The yield on a 10-year gilt is up today by 1.18 per cent.

Luke Bartholomew, senior economist at Abrdn, said: "Having learnt the hard way the risks of shocking financial markets, the government’s fiscal announcements today were all largely as leaked and so expected. As such there likely to be a very limited market reaction.

"That doesn’t, however, make them any less economically painful. The economy is heading for a deep recession, with tighter fiscal policy adding yet another headwind to growth."

During his speech Hunt made a point of reassuring markets, for example by praising the work of the Bank of England since independence and insisting he had no plans to change its mandate.

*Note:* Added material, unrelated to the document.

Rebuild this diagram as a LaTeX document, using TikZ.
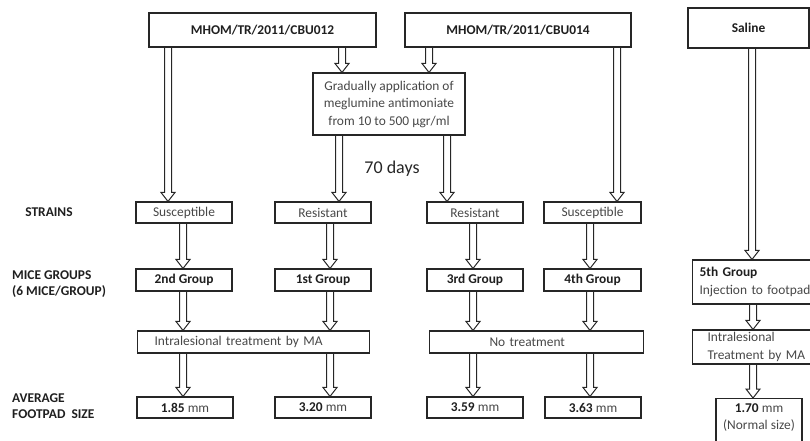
\documentclass[tikz,border=0pt]{standalone}
\usepackage{fontspec}
\setmainfont{Carlito}
\usetikzlibrary{calc}
\tikzset{
  box/.style={draw=black!85, line width=1.1pt, inner sep=0pt,
    font=\fontsize{13.4}{17.5}\selectfont, text=black!72},
  bbox/.style={box, font=\fontsize{13.4}{17.5}\selectfont\bfseries, text=black!88},
  sidelabel/.style={inner sep=0pt, font=\fontsize{13.4}{16}\selectfont\bfseries, text=black!88, align=left},
  barrowstyle/.style={draw=black!85, line width=1pt, line join=miter},
}
\newcommand\barrow[3]{%
  \draw[barrowstyle] let \p0=(#1,0), \p1=(#2.south), \p2=(#3.north) in
    (\x0-3.5pt,\y1) -- (\x0-3.5pt,\y2+9pt) -- (\x0-7pt,\y2+9pt) -- (\x0,\y2)
    -- (\x0+7pt,\y2+9pt) -- (\x0+3.5pt,\y2+9pt) -- (\x0+3.5pt,\y1);}
\begin{document}
\begin{tikzpicture}[x=1pt,y=-1pt]
\useasboundingbox (0,0) rectangle (810,441);
% top row
\node[bbox, minimum width=227, minimum height=34] (cbuA) at (262.5,30) {MHOM/TR/2011/CBU012};
\node[bbox, minimum width=226, minimum height=34] (cbuB) at (518,30) {MHOM/TR/2011/CBU014};
\node[bbox, minimum width=121, minimum height=40] (saline) at (748.5,28) {Saline};
\node[box, minimum width=152, minimum height=62, align=center] (grad) at (389,104)
  {Gradually application of\\meglumine antimoniate\\from 10 to 500 µgr/ml};
\node[inner sep=0pt, font=\fontsize{18}{20}\selectfont, text=black!85] (days) at (392,169) {70 days};
% strains
\node[box, minimum width=96, minimum height=21] (s1) at (184,212.5) {Susceptible};
\node[box, minimum width=96, minimum height=21] (s2) at (323,212.5) {Resistant};
\node[box, minimum width=96, minimum height=21] (s3) at (475,212.5) {Resistant};
\node[box, minimum width=97, minimum height=21] (s4) at (592.5,212.5) {Susceptible};
% groups
\node[bbox, minimum width=96, minimum height=22] (g1) at (184,280) {2nd Group};
\node[bbox, minimum width=96, minimum height=22] (g2) at (323,280) {1st Group};
\node[bbox, minimum width=96, minimum height=22] (g3) at (475,280) {3rd Group};
\node[bbox, minimum width=97, minimum height=22] (g4) at (592.5,280) {4th Group};
\node[box, anchor=west, inner xsep=7, text width=140, align=left, minimum height=44] (g5) at (692,282)
  {{\bfseries\color{black!88}5th Group}\\Injection to footpad};
% treatment
\node[box, anchor=west, inner xsep=17, text width=198, align=left, minimum height=22] (t1) at (137,342)
  {Intralesional treatment by MA};
\node[box, anchor=west, inner xsep=60, text width=94, align=left, minimum height=22] (t2) at (429,342)
  {No treatment};
\node[box, anchor=west, inner xsep=15, text width=140, align=left, minimum height=34] (t5) at (692,347)
  {Intralesional\\Treatment by MA};
% footpad
\node[box, minimum width=96, minimum height=21] (f1) at (185,407.5) {\textbf{\color{black!88}1.85} mm};
\node[box, minimum width=96, minimum height=21] (f2) at (323,407.5) {\textbf{\color{black!88}3.20} mm};
\node[box, minimum width=96, minimum height=21] (f3) at (475,407.5) {\textbf{\color{black!88}3.59} mm};
\node[box, minimum width=96, minimum height=21] (f4) at (593,407.5) {\textbf{\color{black!88}3.63} mm};
\node[box, anchor=north, minimum width=86, inner ysep=5, align=center] (f5) at (759,398)
  {\textbf{\color{black!88}1.70} mm\\(Normal size)\rule[-14pt]{0pt}{14pt}};
% side labels
\node[sidelabel] (lstr) at (49,212) {STRAINS};
\node[sidelabel, anchor=west] (lmice) at (12,284) {MICE GROUPS\\(6 MICE/GROUP)};
\node[sidelabel, anchor=west] (lfoot) at (12,406) {AVERAGE\\FOOTPAD\ \ SIZE};
% arrows
\barrow{168}{cbuA}{s1}
\barrow{342}{cbuA}{grad}
\barrow{429}{cbuB}{grad}
\barrow{339}{grad}{s2}
\barrow{447}{grad}{s3}
\barrow{617}{cbuB}{s4}
\barrow{752}{saline}{g5}
\barrow{183}{s1}{g1}
\barrow{330}{s2}{g2}
\barrow{473}{s3}{g3}
\barrow{590}{s4}{g4}
\barrow{183}{g1}{t1}
\barrow{330}{g2}{t1}
\barrow{473}{g3}{t2}
\barrow{590}{g4}{t2}
\barrow{183}{t1}{f1}
\barrow{330}{t1}{f2}
\barrow{473}{t2}{f3}
\barrow{590}{t2}{f4}
\barrow{753}{g5}{t5}
\barrow{753}{t5}{f5}
\end{tikzpicture}
\end{document}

Daniele Antonucci, chief economist and macro strategist at Quintet Private Bank, said Hunt's fiscal rules on debt falling as a proportion of GDP at the end of a five-year rolling period should help ensure the sustainability of the public finances over time.

But he said: "The bad news is that the belt-tightening is such that GDP growth is now forecast to shrink by 1.4 per cent next year, quite a change from a predicted growth rate of 1.8 per cent in March."

Marcus Brookes, chief investment officer at Quilter Investors, said: "Markets originally reacted well to the steady hand of Jeremy Hunt. They will continue to give him the benefit of the doubt and see the impact of this plan, however, there is also a chance that they see this as an overcorrection and that the measures could stifle what economic growth was present."